Published Sunday, February 16, 2014 AT 7:47 PM / Updated at 9:28 PM
For 4 glorious hours, Nebraska = basketball state
Dirk Chatelain Omaha World-Herald

What’s the best way to measure the craziness of Sunday afternoon in the world of Nebraska and Creighton basketball?

How ‘bout this: Until Jan. 20, Creighton and Nebraska had never beaten ranked teams in the same day. Sunday they beat Top-10 teams by a combined 30 points.

Or this: For a few moments — just after 5 p.m. — #Nebrasketball was one of 10 terms trending nationally on Twitter. So was Nebraska. So was Creighton. So was Doug McDermott. Either the entire country had Internet failure or they were all talking about basketball in the state of Nebraska.

Still not impressed? OK, let this sink in: In a span of two hours, Nebraska won in Tom Izzo’s house and Doug McDermott passed Larry Bird on the NCAA career scoring chart.

Suddenly it’s not so crazy to envision an NCAA tournament with Creighton and Nebraska. The Huskers haven’t qualified in 16 years. The two haven’t made it together in 23 years.

With apologies to 1991, the state’s basketball fever Sunday night — and presumably over the next few days — puts that winter to shame.

Creighton hosted the second-biggest crowd in school history Sunday and would be a No. 2 or 3 seed if the NCAA tournament began today. When the Huskers host Penn State Thursday in Lincoln, Pinnacle Bank Arena will be packed with 15,000-plus.

It’s not just winning that makes it fun.

For Creighton, it’s an offensive style ripped from a coaching textbook. It’s 64 percent shooting and 101 points against an excellent defense. Most of all, it’s Doug McDermott, the best college offensive player since (at least) Steph Curry in 2009. McDermott builds on his legacy seemingly every game. He scores 10 points before he breaks a sweat. Sunday he went 13 of 17, showing every weapon in his arsenal, scoring inside and out, off the dribble and off the pass.

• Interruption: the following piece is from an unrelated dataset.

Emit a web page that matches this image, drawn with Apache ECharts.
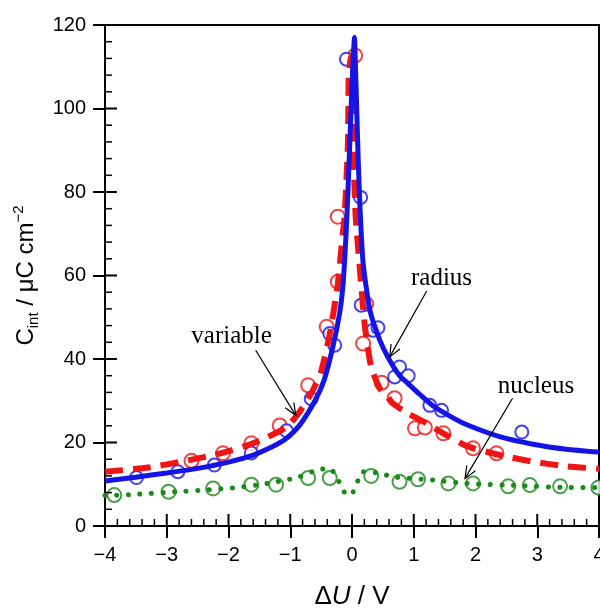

“He is as complete a player — and I do not use that term loosely — as complete a player with size as I’ve ever seen. At 6-8, 6-9, there’s nothing he can’t do,” Villanova coach Jay Wright said. “… He’s the best post player that we played against and he’s the best perimeter player and maybe one of the best passers.”

For Nebraska, the fun starts with a head coach who’s part-Urkel, part-Butkus. Tim Miles acts like your next-door neighbor, posing with fans after big wins, dancing with his team in the locker room, dropping one-liners on social media. But he landed a sophomore transfer, Terran Petteway, who’s as talented and tough as any Husker since Tyronn Lue. And the rest of NU’s roster is gaining experience and confidence by the week. It takes a lot of guts to rally from five straight losses with a 6-2 stretch.

After leaving the Breslin Center floor, Miles walked into the Husker locker room and dropped a line that may as well have come from Greg McDermott two hours later. It’s a statement on which even two blossoming basketball rivals (who don’t like each other very much) can agree. It goes like this:

“That’s what college basketball is supposed to feel like!”